# EXERCISE GOAL
Copy exactly the lines from the start of the material through the line with "right=0.987, bottom=0.10, top=0.93)". Pictures stay out of the copy.

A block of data
......

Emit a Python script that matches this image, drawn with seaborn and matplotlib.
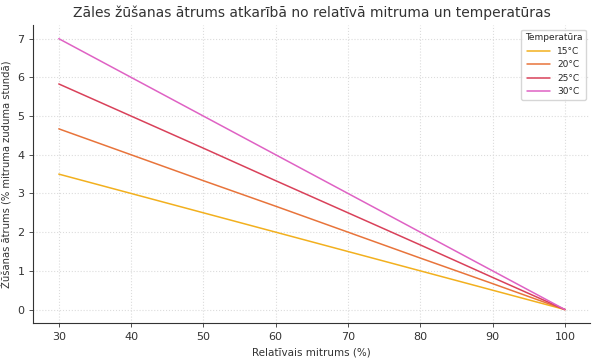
import matplotlib
matplotlib.use("Agg")
import matplotlib.pyplot as plt
import seaborn as sns
import pandas as pd

# relative humidity (%)
humidity = [30, 40, 50, 60, 70, 80, 90, 100]
# drying rate (% of moisture lost per hour) per temperature
rate_15 = [3.5, 3.0, 2.5, 2.0, 1.5, 1.0, 0.5, 0.0]
rate_20 = [4.67, 4.0, 3.33, 2.67, 2.0, 1.33, 0.67, 0.0]
rate_25 = [5.83, 5.0, 4.17, 3.33, 2.5, 1.67, 0.83, 0.0]
rate_30 = [7.0, 6.0, 5.0, 4.0, 3.0, 2.0, 1.0, 0.0]
temps = ["15°C", "20°C", "25°C", "30°C"]
colors = ["#f2b01e", "#e8743b", "#d9415a", "#df62c4"]

df = pd.DataFrame({
    "Relatīvais mitrums (%)": humidity * 4,
    "rate": rate_15 + rate_20 + rate_25 + rate_30,
    "Temperatūra": [t for t in temps for _ in humidity],
})

sns.set_style("whitegrid", {"grid.linestyle": ":", "grid.color": "#dcdcdc",
                            "axes.edgecolor": "#333333",
                            "xtick.bottom": True, "ytick.left": True})
plt.rcParams["font.family"] = ["DejaVu Sans"]

fig, ax = plt.subplots(figsize=(5.98, 3.59), dpi=100)
fig.subplots_adjust(left=0.056, right=0.987, bottom=0.10, top=0.93)

sns.lineplot(data=df, x="Relatīvais mitrums (%)", y="rate", hue="Temperatūra",
             palette=colors, linewidth=1.1, ax=ax)

ax.set_title("Zāles žūšanas ātrums atkarībā no relatīvā mitruma un temperatūras",
             fontsize=10, color="#333333")
ax.set_xlabel("Relatīvais mitrums (%)", fontsize=7.5, color="#333333")
ax.set_ylabel("Žūšanas ātrums (% mitruma zuduma stundā)", fontsize=7.2, color="#333333")
ax.tick_params(labelsize=8, colors="#333333", length=3, width=0.6)
ax.set_xticks([30, 40, 50, 60, 70, 80, 90, 100])
for s in ["left", "bottom"]:
    ax.spines[s].set_linewidth(0.8)
sns.despine(ax=ax)

leg = ax.legend(title="Temperatūra", fontsize=6.5, title_fontsize=6.5,
                loc="upper right", frameon=True, handlelength=2.5)

fig.savefig("out.png", dpi=100)
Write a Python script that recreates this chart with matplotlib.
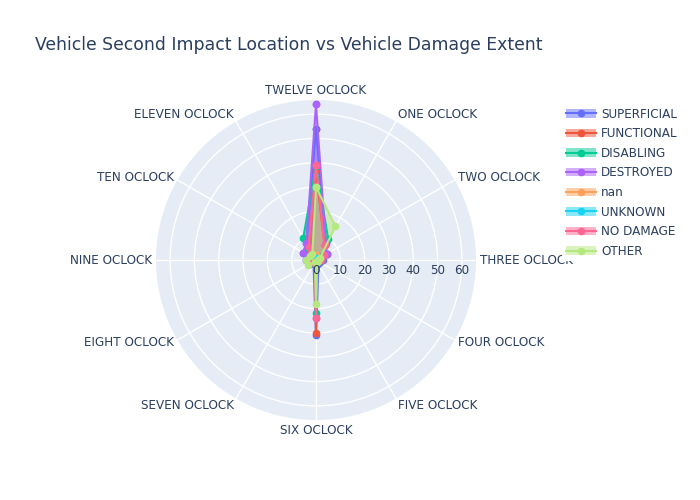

......

# SOLUTION FOR THIS EXERCISE
Emit a Python script that matches this image, drawn with seaborn and matplotlib.
import matplotlib
matplotlib.use("Agg")
import matplotlib.pyplot as plt
import seaborn as sns
import pandas as pd

# relative humidity (%)
humidity = [30, 40, 50, 60, 70, 80, 90, 100]
# drying rate (% of moisture lost per hour) per temperature
rate_15 = [3.5, 3.0, 2.5, 2.0, 1.5, 1.0, 0.5, 0.0]
rate_20 = [4.67, 4.0, 3.33, 2.67, 2.0, 1.33, 0.67, 0.0]
rate_25 = [5.83, 5.0, 4.17, 3.33, 2.5, 1.67, 0.83, 0.0]
rate_30 = [7.0, 6.0, 5.0, 4.0, 3.0, 2.0, 1.0, 0.0]
temps = ["15°C", "20°C", "25°C", "30°C"]
colors = ["#f2b01e", "#e8743b", "#d9415a", "#df62c4"]

df = pd.DataFrame({
    "Relatīvais mitrums (%)": humidity * 4,
    "rate": rate_15 + rate_20 + rate_25 + rate_30,
    "Temperatūra": [t for t in temps for _ in humidity],
})

sns.set_style("whitegrid", {"grid.linestyle": ":", "grid.color": "#dcdcdc",
                            "axes.edgecolor": "#333333",
                            "xtick.bottom": True, "ytick.left": True})
plt.rcParams["font.family"] = ["DejaVu Sans"]

fig, ax = plt.subplots(figsize=(5.98, 3.59), dpi=100)
fig.subplots_adjust(left=0.056, right=0.987, bottom=0.10, top=0.93)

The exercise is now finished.